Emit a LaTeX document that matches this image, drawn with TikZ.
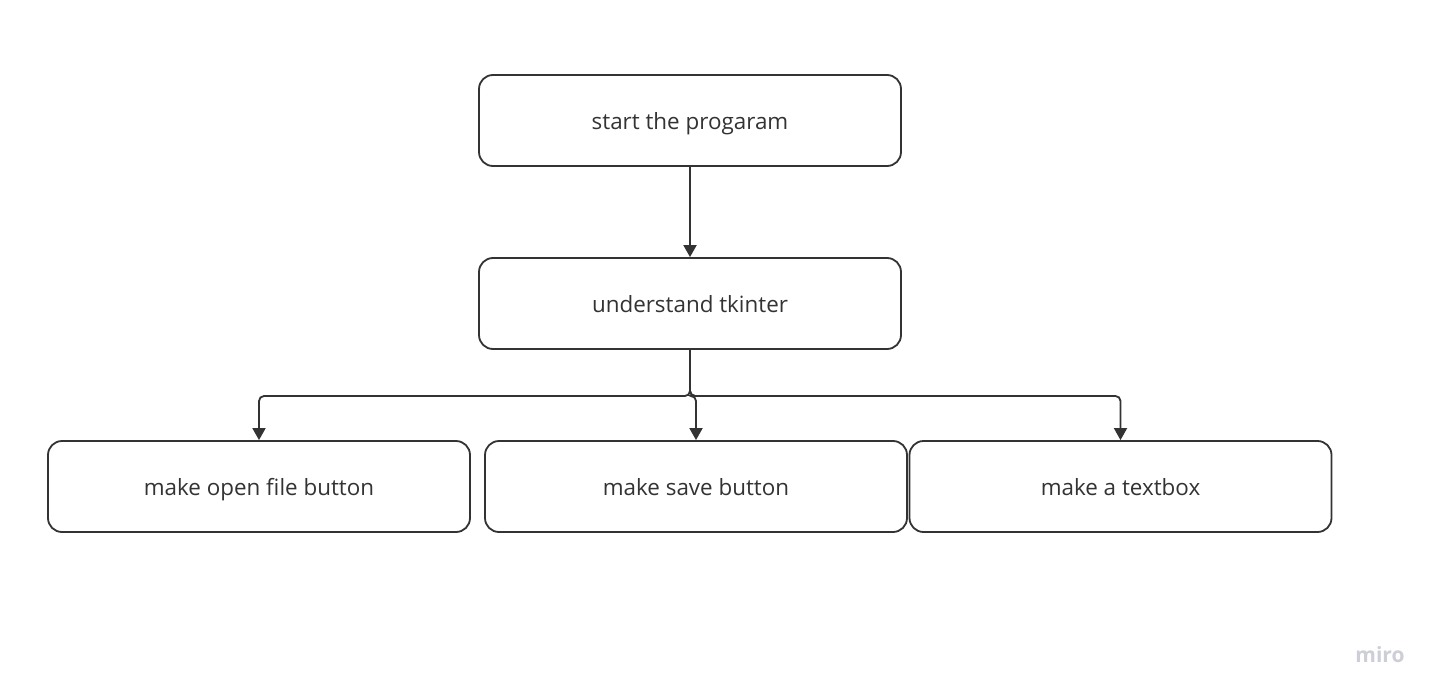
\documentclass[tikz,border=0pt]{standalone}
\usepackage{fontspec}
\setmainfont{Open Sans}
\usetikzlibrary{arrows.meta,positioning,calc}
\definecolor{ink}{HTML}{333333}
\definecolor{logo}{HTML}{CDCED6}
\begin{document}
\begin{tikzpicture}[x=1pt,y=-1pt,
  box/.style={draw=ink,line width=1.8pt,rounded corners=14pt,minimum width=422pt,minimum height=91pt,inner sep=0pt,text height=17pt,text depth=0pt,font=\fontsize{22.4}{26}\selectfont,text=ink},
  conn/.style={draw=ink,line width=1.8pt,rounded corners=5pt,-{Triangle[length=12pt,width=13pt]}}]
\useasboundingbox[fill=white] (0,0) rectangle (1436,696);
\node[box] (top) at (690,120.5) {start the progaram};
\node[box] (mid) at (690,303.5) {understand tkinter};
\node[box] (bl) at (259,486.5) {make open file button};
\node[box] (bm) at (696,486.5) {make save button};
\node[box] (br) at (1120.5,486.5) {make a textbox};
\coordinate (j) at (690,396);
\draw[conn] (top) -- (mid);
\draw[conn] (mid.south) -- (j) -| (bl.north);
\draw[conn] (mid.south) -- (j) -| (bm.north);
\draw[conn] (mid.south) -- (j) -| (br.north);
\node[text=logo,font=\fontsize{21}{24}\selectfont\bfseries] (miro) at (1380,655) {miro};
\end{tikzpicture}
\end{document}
__________________________________________________
_Short exercise:_ Reproduce all of the material exactly, apart from the pictures.

_Output of the exercise:_
Emit a LaTeX document that matches this image, drawn with TikZ.
\documentclass[tikz,border=0pt]{standalone}
\usepackage{fontspec}
\setmainfont{Open Sans}
\usetikzlibrary{arrows.meta,positioning,calc}
\definecolor{ink}{HTML}{333333}
\definecolor{logo}{HTML}{CDCED6}
\begin{document}
\begin{tikzpicture}[x=1pt,y=-1pt,
  box/.style={draw=ink,line width=1.8pt,rounded corners=14pt,minimum width=422pt,minimum height=91pt,inner sep=0pt,text height=17pt,text depth=0pt,font=\fontsize{22.4}{26}\selectfont,text=ink},
  conn/.style={draw=ink,line width=1.8pt,rounded corners=5pt,-{Triangle[length=12pt,width=13pt]}}]
\useasboundingbox[fill=white] (0,0) rectangle (1436,696);
\node[box] (top) at (690,120.5) {start the progaram};
\node[box] (mid) at (690,303.5) {understand tkinter};
\node[box] (bl) at (259,486.5) {make open file button};
\node[box] (bm) at (696,486.5) {make save button};
\node[box] (br) at (1120.5,486.5) {make a textbox};
\coordinate (j) at (690,396);
\draw[conn] (top) -- (mid);
\draw[conn] (mid.south) -- (j) -| (bl.north);
\draw[conn] (mid.south) -- (j) -| (bm.north);
\draw[conn] (mid.south) -- (j) -| (br.north);
\node[text=logo,font=\fontsize{21}{24}\selectfont\bfseries] (miro) at (1380,655) {miro};
\end{tikzpicture}
\end{document}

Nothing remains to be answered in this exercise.